Jeter felt that Slate PR, hired to replace BET’s original corporate communications group who made room at past events for both giants like Getty and small media outlets alike, orchestrated the set up so that black media were underrepresented.  When she got there, she, like Torrence, Ali and Goodloe was bounced around from one location to another, trying to get passes for clients like actresses Lisa Raye and Margaret Avery, who currently star in “Single Ladies”, a show currently airing on BET.

“My client Margaret Avery who plays the mother of Gabrielle Union on the show was so mishandled and so mistreated by BET’s crew and staff that a woman who is a very peaceful lady started cursing…”

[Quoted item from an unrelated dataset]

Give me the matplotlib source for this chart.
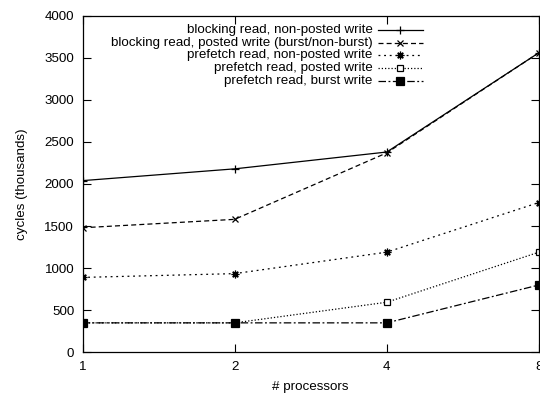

“For many years the Black Photographers have been the backbone of the Black Press,” said Sentinel Publisher Danny J. Bakewell Sr.

“ I find it totally unacceptable that any organization which would undermine their value or deny credible professionals access, particularly an event where the subjects are predominantly Black is not going to be tolerated.”

For his part, Jones called the incident “unfortunate.”

“I was hurt,” he told the Sentinel.

As of press time BET had not responded to the Sentinel’s attempts to reach them.